Nayib Bukele est devenu président du Salvador en 2019, à trente-sept ans. Et il joue volontiers de cette jeunesse dans sa communication politique. Pour montrer à quel point il est cool, ce barbu au sourire avantageux porte volontiers sa casquette à l’envers. Et pour confirmer qu’il est moderne, il a fait du Salvador le premier pays du monde à adopter le bitcoin, une crypto-monnaie, comme monnaie légale au même titre que le dollar des États-Unis. Mais être fringant et branché n’empêche pas d’avoir la "mano dura", comme on dit en Amérique latine. C’est-à-dire la main ferme, dure, parfois violente.

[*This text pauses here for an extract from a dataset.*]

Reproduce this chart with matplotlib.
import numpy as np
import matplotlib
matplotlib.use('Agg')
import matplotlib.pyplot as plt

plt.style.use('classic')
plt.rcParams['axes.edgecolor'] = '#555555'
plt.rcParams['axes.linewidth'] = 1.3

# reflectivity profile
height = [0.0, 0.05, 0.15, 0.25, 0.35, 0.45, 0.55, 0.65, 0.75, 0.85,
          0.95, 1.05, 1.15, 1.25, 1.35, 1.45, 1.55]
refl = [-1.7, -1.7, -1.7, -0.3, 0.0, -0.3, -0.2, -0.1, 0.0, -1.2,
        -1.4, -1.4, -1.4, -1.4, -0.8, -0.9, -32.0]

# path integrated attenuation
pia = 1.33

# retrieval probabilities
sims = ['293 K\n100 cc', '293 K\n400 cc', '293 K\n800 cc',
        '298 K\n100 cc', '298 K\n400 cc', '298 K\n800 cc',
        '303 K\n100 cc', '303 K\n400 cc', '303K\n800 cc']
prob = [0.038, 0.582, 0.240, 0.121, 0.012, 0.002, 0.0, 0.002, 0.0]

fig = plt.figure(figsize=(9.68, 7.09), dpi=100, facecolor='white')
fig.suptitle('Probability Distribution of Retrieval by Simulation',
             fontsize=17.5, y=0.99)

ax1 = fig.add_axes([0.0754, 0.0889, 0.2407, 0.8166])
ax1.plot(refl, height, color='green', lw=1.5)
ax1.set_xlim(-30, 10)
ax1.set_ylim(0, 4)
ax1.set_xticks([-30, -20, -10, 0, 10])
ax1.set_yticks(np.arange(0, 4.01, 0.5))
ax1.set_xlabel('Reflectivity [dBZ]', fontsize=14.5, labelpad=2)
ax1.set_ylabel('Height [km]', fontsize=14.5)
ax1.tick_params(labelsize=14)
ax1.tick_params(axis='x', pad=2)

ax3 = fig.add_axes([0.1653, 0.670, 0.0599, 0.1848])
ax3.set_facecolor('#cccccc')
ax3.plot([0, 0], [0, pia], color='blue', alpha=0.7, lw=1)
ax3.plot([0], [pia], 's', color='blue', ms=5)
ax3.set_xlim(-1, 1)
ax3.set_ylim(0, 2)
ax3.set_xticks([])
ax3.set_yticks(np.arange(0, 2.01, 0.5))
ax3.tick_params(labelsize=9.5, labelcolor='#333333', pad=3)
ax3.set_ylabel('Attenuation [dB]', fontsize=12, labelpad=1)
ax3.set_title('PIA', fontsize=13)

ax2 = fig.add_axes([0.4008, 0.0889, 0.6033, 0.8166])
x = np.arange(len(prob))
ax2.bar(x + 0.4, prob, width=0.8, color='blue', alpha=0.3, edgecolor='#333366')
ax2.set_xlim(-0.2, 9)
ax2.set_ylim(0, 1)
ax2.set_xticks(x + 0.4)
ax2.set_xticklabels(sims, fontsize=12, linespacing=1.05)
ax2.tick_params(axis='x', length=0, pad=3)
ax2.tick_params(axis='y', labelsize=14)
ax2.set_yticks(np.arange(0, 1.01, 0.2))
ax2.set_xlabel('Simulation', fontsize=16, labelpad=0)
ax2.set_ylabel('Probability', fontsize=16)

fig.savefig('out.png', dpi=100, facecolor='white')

Dans le cas de Nayib Bukele, c’est sa poigne face aux gangs qui lui vaut aujourd’hui une impressionnante popularité dans l’opinion salvadorienne. Depuis des années, les différentes maras, le nom générique des gangs, terrorisent des quartiers, des villages, des villes du Salvador. Mais en quatre ans de présidence Bukele, le taux d’homicides dans le pays s’est officiellement effondré de près de 85%.
Et début février, le président salvadorien a inauguré un méga-pénitencier destinée à accueillir à terme pas moins de 40.000 prisonniers. Les quatre mille premiers détenus ont été amenés ces dernières semaines en deux vagues au Centre de confinement du terrorisme (Cecot), selon son appellation officielle. Et les photos impressionnantes de ces hommes agenouillés en longues rangées et l’échine courbée devant les gardiens ont été communiquées à la presse nationale et internationale par la présidence salvadorienne.

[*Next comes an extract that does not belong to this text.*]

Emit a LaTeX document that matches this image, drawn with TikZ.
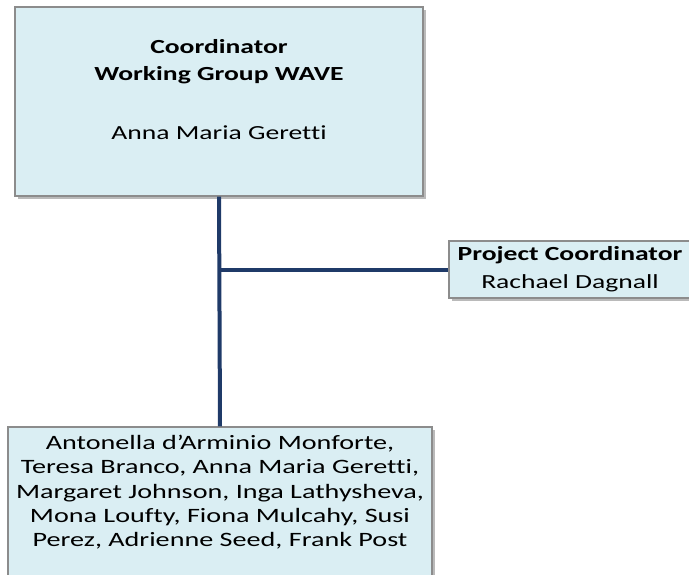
\documentclass[tikz,border=0pt]{standalone}
\usepackage{fontspec}
\setmainfont{Carlito}[FakeStretch=1.38, Ligatures=NoCommon]
\usepackage{tikz}
\usetikzlibrary{calc, positioning, shadows}
\definecolor{boxfill}{HTML}{DAEEF3}
\definecolor{boxline}{HTML}{8C8C8C}
\definecolor{linkcol}{HTML}{1F3A68}
\tikzstyle{orgbox}=[rectangle, draw=boxline, line width=1.3pt, fill=boxfill, align=center, inner sep=0pt, font=\fontsize{20}{27}\selectfont, drop shadow={shadow xshift=2.5pt, shadow yshift=-2.5pt, fill=black!45, opacity=.6}]
\tikzstyle{link}=[draw=linkcol, line width=4pt]

\begin{document}
\begin{tikzpicture}[x=1pt, y=-1pt]
		\useasboundingbox (0,0) rectangle (689,574);
		\clip (0,0) rectangle (689,574);
		% Draw the coordinator box
		\node[orgbox, minimum width=408pt, minimum height=189pt] (Coord) at (219,101.5)
		{\textbf{Coordinator}\\\textbf{Working Group WAVE}\\[32pt]Anna Maria Geretti\\[-2pt]\mbox{}};
		% Project coordinator on the right
		\node[orgbox, minimum width=242pt, minimum height=57pt, font=\fontsize{20}{28}\selectfont] (Proj) at (570,269.5)
		{\textbf{Project Coordinator}\\Rachael Dagnall};
		% Members of the working group
		\node[orgbox, minimum width=424pt, minimum height=156pt, font=\fontsize{20.4}{24.4}\selectfont] (Memb) at (220,505)
		{Antonella d’Arminio Monforte,\\Teresa Branco, Anna Maria Geretti,\\Margaret Johnson, Inga Lathysheva,\\Mona Loufty, Fiona Mulcahy, Susi\\Perez, Adrienne Seed, Frank Post\\[4pt]};
		% Connect the boxes
		\coordinate (J) at (Coord.south |- Proj.west);
		\path[link] (Coord.south) -- (Memb.north);
		\path[link] (J) -- (Proj.west);
	\end{tikzpicture}
\end{document}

Il faut dire que le pays ne manque pas de potentiels détenus pour alimenter cette nouvelle prison. En un an, 64 000 hommes ont été arrêtés par les forces de l’ordre pour appartenance aux maras. Ou du moins, appartenance présumée car avant de se livrer à ces rafles massives, le gouvernement de Nayib Bukele a fait adopter par le Parlement, que son parti politique domine, un régime d’exception pour faciliter les arrestations sans mandat judiciaire et suspendre les droits de la défense au nom de la guerre contre la délinquance organisée. Résultat : certains hommes ont été interpellées à cause d’un simple tatouage, marque de reconnaissance des maras. Ou parce qu’ils ont été dénoncés. Ou parce qu’un de leurs proches est membre d’un gang…

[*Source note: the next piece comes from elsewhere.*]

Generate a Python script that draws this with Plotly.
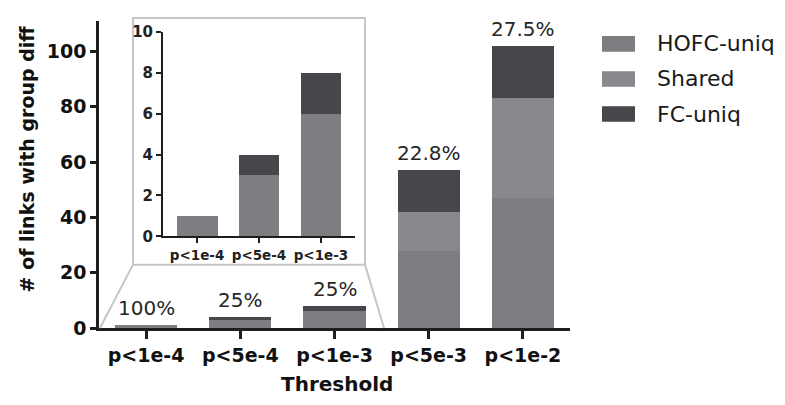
import plotly.graph_objects as go

# ---- data ----
categories = ["p<1e-4", "p<5e-4", "p<1e-3", "p<5e-3", "p<1e-2"]
hofc_uniq = [1, 3, 6, 28, 47]
shared = [0, 0, 0, 14, 36]
fc_uniq = [0, 1, 2, 15, 19]
pct_labels = ["100%", "25%", "25%", "22.8%", "27.5%"]
series_names = ["HOFC-uniq", "Shared", "FC-uniq"]
main_yticks = [0, 20, 40, 60, 80, 100]
inset_yticks = [0, 2, 4, 6, 8, 10]
inset_count = 3  # first three thresholds are zoomed in the inset

colors = ["#7d7e82", "#88898c", "#47474b"]
series_values = [hofc_uniq, shared, fc_uniq]
totals = [a + b + c for a, b, c in zip(hofc_uniq, shared, fc_uniq)]

FONT = "DejaVu Sans"
AXC = "#1e1e1e"

fig = go.Figure()
for name, vals, col in zip(series_names, series_values, colors):
    fig.add_trace(go.Bar(x=categories, y=vals, name=name, marker=dict(color=col, line=dict(width=0)),
                         xaxis="x", yaxis="y", showlegend=False))
    fig.add_trace(go.Bar(x=categories[:inset_count], y=vals[:inset_count], name=name,
                         marker=dict(color=col, line=dict(width=0)),
                         xaxis="x2", yaxis="y2", showlegend=False))

W, H = 785, 405
L, R, T, B = 99, 215, 13, 77
pw, ph = W - L - R, H - T - B

def px(x):
    return (x - L) / pw

def py(y):
    return (H - B - y) / ph

annotations = []
for c, tot, lab in zip(categories, totals, pct_labels):
    annotations.append(dict(x=c, y=tot, xref="x", yref="y", text=lab, showarrow=False,
                            yanchor="bottom", yshift=3,
                            font=dict(family=FONT, size=20, color="#262626")))

# custom legend
shapes = []
for i, (name, col) in enumerate(zip(series_names, colors)):
    cy = 36.5 + 36 * i
    shapes.append(dict(type="rect", xref="paper", yref="paper", x0=px(602), x1=px(635),
                       y0=py(cy + 8), y1=py(cy - 8), fillcolor=col, line=dict(width=0)))
    annotations.append(dict(x=px(655), y=py(cy), xref="paper", yref="paper", text=name,
                            showarrow=False, xanchor="left", yanchor="middle",
                            font=dict(family=FONT, size=22, color="#1a1a1a")))

# inset frame and zoom lines
frame_col = "#c6c6c6"
shapes.append(dict(type="rect", xref="paper", yref="paper", x0=px(133), x1=px(365),
                   y0=py(263), y1=py(10), line=dict(color=frame_col, width=2), layer="below"))
shapes.append(dict(type="line", xref="paper", yref="paper", x0=px(133), y0=py(263),
                   x1=px(100), y1=py(328), line=dict(color=frame_col, width=2)))
shapes.append(dict(type="line", xref="paper", yref="paper", x0=px(365), y0=py(263),
                   x1=px(384), y1=py(328), line=dict(color=frame_col, width=2)))

# axis titles
annotations.append(dict(x=px(27), y=py(155), xref="paper", yref="paper", text="# of links with group diff",
                        textangle=-90, showarrow=False, xanchor="center", yanchor="middle",
                        font=dict(family=FONT, size=19, color="#111", weight="bold")))
annotations.append(dict(x=px(337), y=py(385), xref="paper", yref="paper", text="Threshold",
                        showarrow=False, xanchor="center", yanchor="middle",
                        font=dict(family=FONT, size=20, color="#111", weight="bold")))

fig.update_layout(
    width=W, height=H,
    margin=dict(l=L, r=R, t=T, b=B),
    paper_bgcolor="white", plot_bgcolor="rgba(0,0,0,0)",
    barmode="stack", bargap=0.34,
    xaxis=dict(domain=[0, 1], range=[-0.5, 4.5], showline=True, linecolor=AXC, linewidth=2.5,
               ticks="outside", ticklen=8, tickwidth=2.5, tickcolor=AXC,
               tickfont=dict(family=FONT, size=19, color="#111", weight="bold"),
               showgrid=False, zeroline=False, fixedrange=True),
    yaxis=dict(domain=[0, 1], range=[0, 111], showline=True, linecolor=AXC, linewidth=2.5,
               ticks="outside", ticklen=6, tickwidth=2.5, tickcolor=AXC, tickvals=main_yticks,
               tickfont=dict(family=FONT, size=19, color="#111", weight="bold"),
               showgrid=False, zeroline=False),
    xaxis2=dict(domain=[px(163), px(355)], anchor="y2", range=[-0.55, 2.55], showline=True,
                linecolor=AXC, linewidth=2, ticks="outside", ticklen=5, tickwidth=2, tickcolor=AXC,
                tickfont=dict(family=FONT, size=13.5, color="#222", weight="bold"),
                showgrid=False, zeroline=False),
    yaxis2=dict(domain=[py(234), py(24)], anchor="x2", range=[0, 10], showline=True,
                linecolor=AXC, linewidth=2, ticks="outside", ticklen=5, tickwidth=2, tickcolor=AXC,
                tickvals=inset_yticks,
                tickfont=dict(family=FONT, size=15, color="#222", weight="bold"),
                showgrid=False, zeroline=False),
    annotations=annotations,
    shapes=shapes,
)

fig.write_html("out.html")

Si Nayib Bukele brandit la baisse impressionnante du nombre d’homicides depuis son arrivée au pouvoir pour justifier sa politique de mano dura, des journalistes d’investigation de son pays, mais aussi le procureur d’un tribunal de New York avancent une autre explication : selon eux, entre 2019 et 2022, des responsables du gouvernement salvadorien auraient secrètement négocié à plusieurs reprises avec des maras une réduction des homicides en échange de la non-extradition vers les États-Unis de plusieurs chefs de gangs emprisonnés au Salvador.
Jusqu’à présent, ces affirmations n’ont pas entamé la cote de popularité de Nayib Bukele auprès de ses concitoyens. Cela tombe bien pour lui puisqu’il envisage de se représenter à la présidence du pays en février 2024. Et d’ici là, les innocents emprisonnés dans le méga-pénitencier avec de véritables criminels n’auront sans doute pas eu le loisir de sortir pour dire ce qu’ils pensent de la mano dura.